One of the great challenges facing our economy today and into the future is the availability of an appropriately educated and skilled workforce.
In a Wall Street Journal article on Ft. Wayne, Indiana, we saw a snapshot of a broader national issue: the shortage of talent in manufacturing regions. In Ft. Wayne they have high unemployment and a large number of job openings, suggesting a mismatch between the needs and skills available.
One of the most severe shortages is for skilled trades and technicians, skills that are taught at local community colleges. The community college in Ft. Wayne was using only about 70 percent of its capacity to educate young people in these disciplines.
In Michigan, at a recent Summit on Jobs organized by the governor, the number one shortage of talent in Michigan was skilled trades and technicians.
In second place were engineers with mechanical/electrical abilities. One important fact about both of these is that you have to get your hands dirty.
Another way of looking at it is that it doesn't necessarily mean getting oil and grime on your hands and clothes but you really must know how things work and have a deep understanding of how things work in the real world of manufacturing.
Many young people and their parents envision a job on Wall Street or some other "clean" profession when the needs are so great in one of the most important parts of our economy.
Using the auto industry as an example: an auto manufacturer today has an economic multiplier of about 10. This means that for every job at an auto company like Ford, GM or Toyota, there are 9 other jobs tied to that job in suppliers or "spin-off" jobs like grocery stores, restaurants. That really cool Wall Street job has a multiplier of about two, which suggests our economy would be in tough shape if all we had were Wall Street jobs.
One country that has been a preeminent manufacturing power for many years is Germany.
Even today they are a manufacturing leader in the EU. One of the foundations of Germany's success is its technical training program for hands-on skilled trades and technicians. These positions are highly regarded and even revered in Germany and many aspire to be trained appropriately to fill these important jobs. For the typical German, it is not a sin to work with your hands and mind.
If we in the United States are to maintain the strength of our economy, we have to manufacture goods.

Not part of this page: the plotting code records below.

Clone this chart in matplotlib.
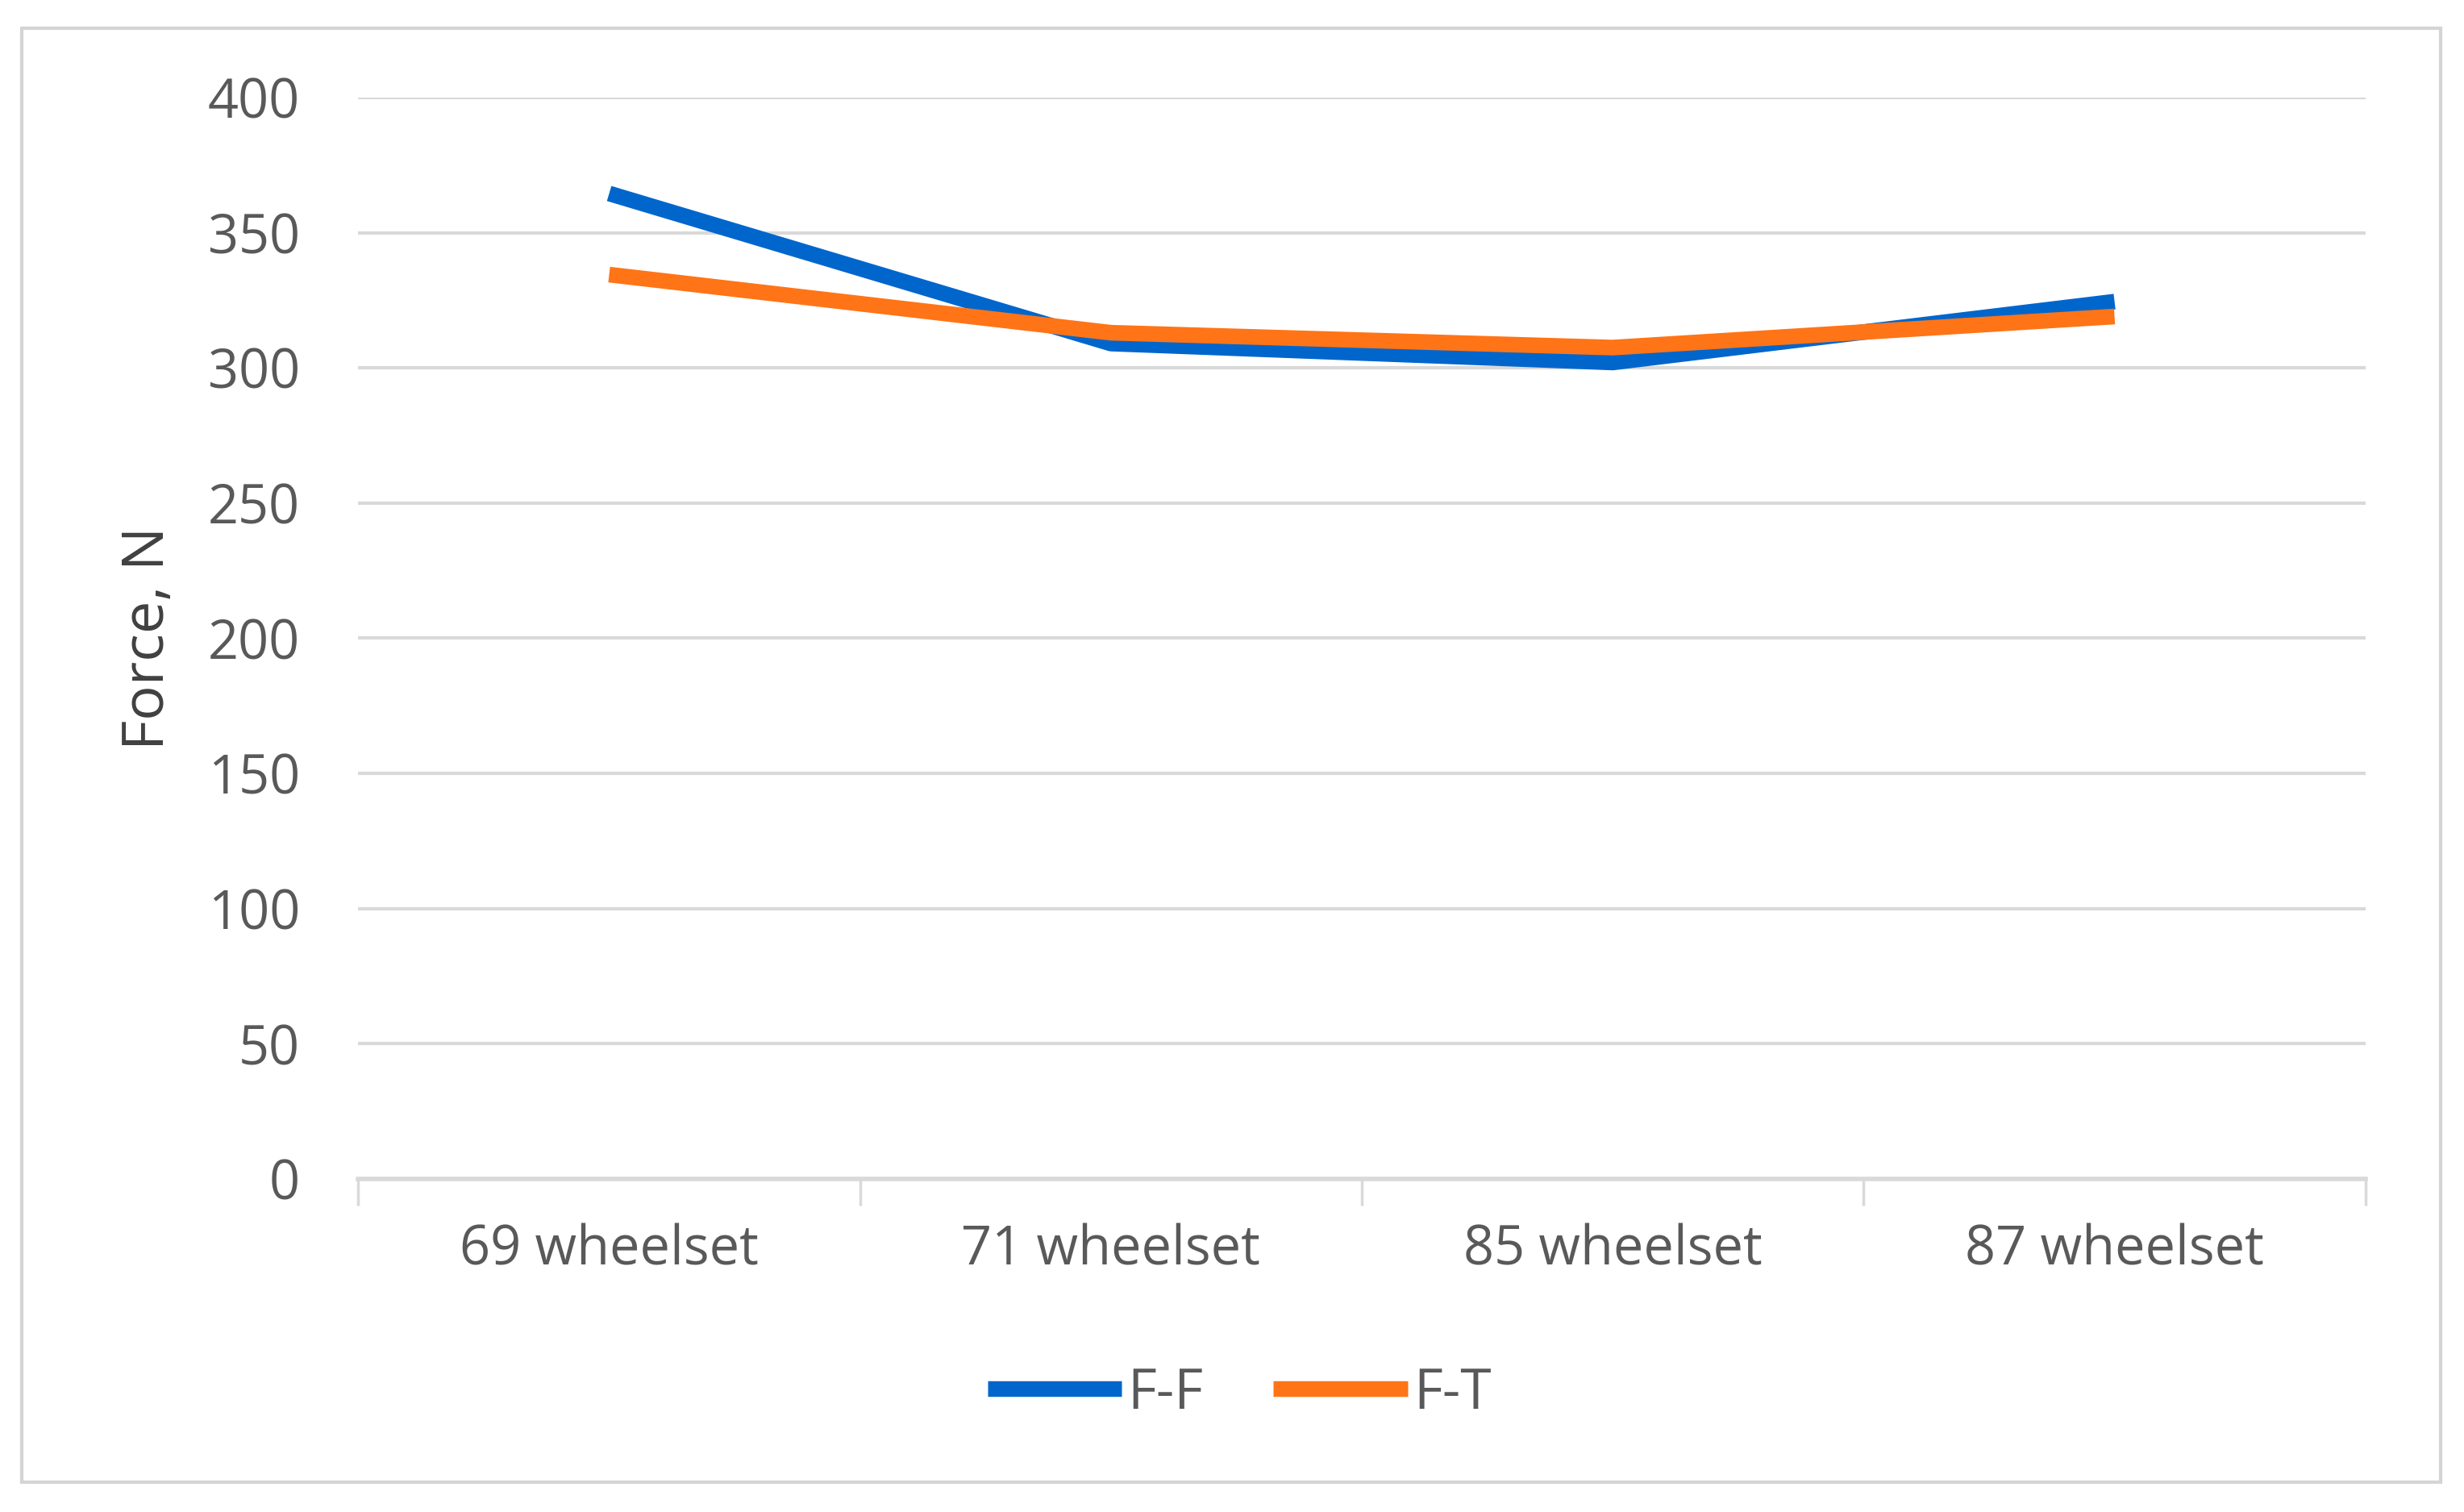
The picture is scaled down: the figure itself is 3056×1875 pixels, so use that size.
import matplotlib
matplotlib.use('Agg')
import matplotlib.pyplot as plt
from matplotlib.patches import Rectangle

# chart values
categories = ['69 wheelset', '71 wheelset', '85 wheelset', '87 wheelset']
ff_values = [364.5, 309.0, 302.0, 324.5]
ft_values = [334.5, 313.0, 307.5, 319.0]
y_ticks = [0, 50, 100, 150, 200, 250, 300, 350, 400]

blue = '#0066CC'
orange = '#FF7417'
grid_grey = '#D9D9D9'
text_grey = '#595959'

plt.rcParams['font.family'] = ['Open Sans', 'DejaVu Sans']

fig = plt.figure(figsize=(30.56, 18.75), dpi=100)

# outer chart frame
frame = Rectangle((0.0089, 0.0197), 0.9815, 0.9616, transform=fig.transFigure,
                  fill=False, edgecolor='#D4D4D4', linewidth=3, zorder=0)
fig.patches.append(frame)

ax = fig.add_axes([0.1454, 0.2203, 0.8146, 0.7152])

x = list(range(len(categories)))
ax.plot(x, ff_values, color=blue, linewidth=14, solid_capstyle='butt', label='F-F', zorder=3)
ax.plot(x, ft_values, color=orange, linewidth=14, solid_capstyle='butt', label='F-T', zorder=4)

ax.set_xlim(-0.5, len(categories) - 0.5)
ax.set_ylim(0, 400)
ax.set_yticks(y_ticks)
ax.set_yticklabels([str(v) for v in y_ticks])
ax.tick_params(axis='y', length=0, pad=52, labelsize=48, labelcolor=text_grey)

# category boundaries get the tick marks, centers get the labels
ax.set_xticks([i - 0.5 for i in range(len(categories) + 1)])
ax.set_xticklabels([])
ax.tick_params(axis='x', which='major', length=24, width=2.5, color=grid_grey, direction='out')
ax.set_xticks(x, minor=True)
ax.set_xticklabels(categories, minor=True)
ax.tick_params(axis='x', which='minor', length=0, pad=40, labelsize=48, labelcolor=text_grey)

ax.grid(axis='y', color=grid_grey, linewidth=3)
ax.set_axisbelow(True)
for side in ['top', 'right', 'left']:
    ax.spines[side].set_visible(False)
ax.spines['bottom'].set_color(grid_grey)
ax.spines['bottom'].set_linewidth(4)

ax.set_ylabel('Force, N', fontsize=52, color='#404040')
ax.yaxis.set_label_coords(-0.090, 0.5)

fig.legend(loc='center', bbox_to_anchor=(0.503, 0.078), ncol=2, frameon=False,
           fontsize=50, handlelength=2.4, handletextpad=0.1, columnspacing=1.25,
           labelcolor=text_grey)

fig.savefig('out.png', dpi=100, facecolor='white')
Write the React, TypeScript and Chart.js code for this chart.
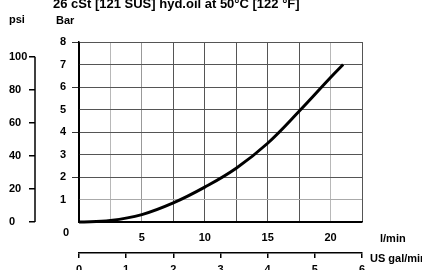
import React, { useEffect, useRef } from "react";
import { Chart, registerables } from "chart.js";

Chart.register(...registerables);

// ---- data ----
const flowLpm = [0, 2.5, 5, 7.5, 10, 12.5, 15, 17.5, 20, 21];
const pressureBar = [0, 0.07, 0.33, 0.85, 1.55, 2.39, 3.5, 4.92, 6.42, 7.0];
const lpmLabels = [5, 10, 15, 20];
const psiTicks = [0, 20, 40, 60, 80, 100];
const titleText = "26 cSt [121 SUS] hyd.oil at 50°C [122 °F]";
const psiTitle = "psi";
const barTitle = "Bar";
const originLabel = "0";
const lpmTitle = "l/min";
const galTitle = "US gal/min";

const FONT = '"Liberation Sans", Arial, Helvetica, sans-serif';
const tickFont = { family: FONT, size: 11, weight: "bold" as const };

const extrasPlugin = {
  id: "extras",
  afterDraw(chart: any) {
    const ctx = chart.ctx as CanvasRenderingContext2D;
    const area = chart.chartArea;
    const psi = chart.scales.psi;
    ctx.save();
    // psi axis line from 0 to 100
    ctx.strokeStyle = "#000";
    ctx.lineWidth = 1.5;
    ctx.beginPath();
    ctx.moveTo(psi.right, psi.getPixelForValue(0));
    ctx.lineTo(psi.right, psi.getPixelForValue(100));
    ctx.stroke();

    ctx.fillStyle = "#000";
    ctx.font = `bold 13px ${FONT}`;
    ctx.textAlign = "left";
    ctx.textBaseline = "alphabetic";
    ctx.fillText(titleText, area.left - 26, 8);

    ctx.font = `bold 11px ${FONT}`;
    ctx.textBaseline = "middle";
    ctx.fillText(psiTitle, psi.left, 20);
    ctx.fillText(barTitle, area.left - 23, 21);
    ctx.fillText(lpmTitle, area.right + 18, area.bottom + 17);
    ctx.fillText(galTitle, area.right + 8, area.bottom + 37);
    ctx.textAlign = "center";
    ctx.fillText(originLabel, area.left - 13, area.bottom + 11);
    ctx.restore();
  },
};

export default function App() {
  const ref = useRef<HTMLCanvasElement>(null);
  useEffect(() => {
    const chart = new Chart(ref.current as HTMLCanvasElement, {
      type: "line",
      data: {
        datasets: [
          {
            data: flowLpm.map((x, i) => ({ x, y: pressureBar[i] })),
            borderColor: "#000",
            borderWidth: 3,
            pointRadius: 0,
            tension: 0.4,
            fill: false,
            clip: false as any,
            xAxisID: "x",
            yAxisID: "y",
          },
        ],
      },
      options: {
        animation: false,
        responsive: false,
        devicePixelRatio: 1,
        layout: { padding: { left: 9, right: 60, top: 42, bottom: 0 } },
        plugins: {
          legend: { display: false },
          tooltip: { enabled: false },
          title: { display: false },
        },
        scales: {
          x: {
            type: "linear",
            position: "bottom",
            weight: 0,
            min: 0,
            max: 22.5,
            ticks: {
              stepSize: 2.5,
              autoSkip: false,
              maxRotation: 0,
              padding: 9,
              color: "#000",
              font: tickFont,
              callback: (v: any) => (lpmLabels.includes(Number(v)) ? String(v) : ""),
            },
            grid: {
              drawTicks: false,
              lineWidth: 1,
              color: (c: any) => {
                const v = c.tick ? c.tick.value : -1;
                if (v === 0) return "#000";
                if (v === 2.5 || v === 20) return "#b8b8b8";
                if (v === 5) return "#999";
                return "#555";
              },
            },
            border: { color: "#000", width: 1.5 },
            afterFit: (s: any) => {
              s.height = 31;
            },
          },
          gal: {
            type: "linear",
            position: "bottom",
            weight: 1,
            min: 0,
            max: 6,
            ticks: {
              stepSize: 1,
              autoSkip: false,
              maxRotation: 0,
              padding: 5,
              color: "#000",
              font: tickFont,
            },
            grid: {
              drawOnChartArea: false,
              drawTicks: true,
              tickLength: 5,
              color: "#000",
              lineWidth: 1.5,
            },
            border: { color: "#000", width: 1.5 },
            afterFit: (s: any) => {
              s.height = 17;
            },
          },
          y: {
            type: "linear",
            position: "left",
            weight: 0,
            min: 0,
            max: 8,
            ticks: {
              stepSize: 1,
              padding: 6,
              color: "#000",
              font: tickFont,
              callback: (v: any) => (Number(v) === 0 ? "" : String(v)),
            },
            grid: {
              tickLength: 7,
              lineWidth: 1,
              color: (c: any) => {
                const v = c.tick ? c.tick.value : -1;
                if (v === 0) return "#000";
                if (v === 1) return "#aaa";
                return "#555";
              },
              tickColor: (c: any) => {
                const v = c.tick ? c.tick.value : -1;
                return v > 0 && v % 2 === 0 ? "#333" : "rgba(0,0,0,0)";
              },
            },
            border: { color: "#000", width: 1.5 },
            afterFit: (s: any) => {
              s.width = 44;
            },
          },
          psi: {
            type: "linear",
            position: "left",
            weight: 1,
            min: 0,
            max: 109,
            afterBuildTicks: (ax: any) => {
              ax.ticks = psiTicks.map((value) => ({ value }));
            },
            ticks: {
              crossAlign: "far",
              padding: 1,
              color: "#000",
              font: tickFont,
            },
            grid: {
              drawOnChartArea: false,
              tickLength: 6,
              color: "#000",
              lineWidth: 1.5,
            },
            border: { display: false },
            afterFit: (s: any) => {
              s.width = 26;
            },
          },
        },
      } as any,
      plugins: [extrasPlugin],
    });
    return () => chart.destroy();
  }, []);

  return (
    <div style={{ position: "fixed", left: 0, top: 0, width: 422, height: 270, background: "#fff" }}>
      <canvas ref={ref} width={422} height={270} style={{ display: "block", width: 422, height: 270 }} />
    </div>
  );
}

Fortunately, with the enormous productivity improvements over the past several decades, we can compete effectively with low-wage countries in making what would call "big tech" things like cars, trucks, washing machines and more. Today, if you assemble a car in China because of cheap labor, the transportation cost is greater than the savings on labor.
To me it is becoming increasingly clear that getting one's hands dirty is a good thing for the individual and for America. No matter what field one may choose, whether a skilled trade/technician or an engineer or accountant, practical, hands-on experience is critical.
We have a choice. We can sit back and let others around the world do the tough task of manufacturing the stuff that we need to live, or we can step "up to the plate" and put our minds and hands to work.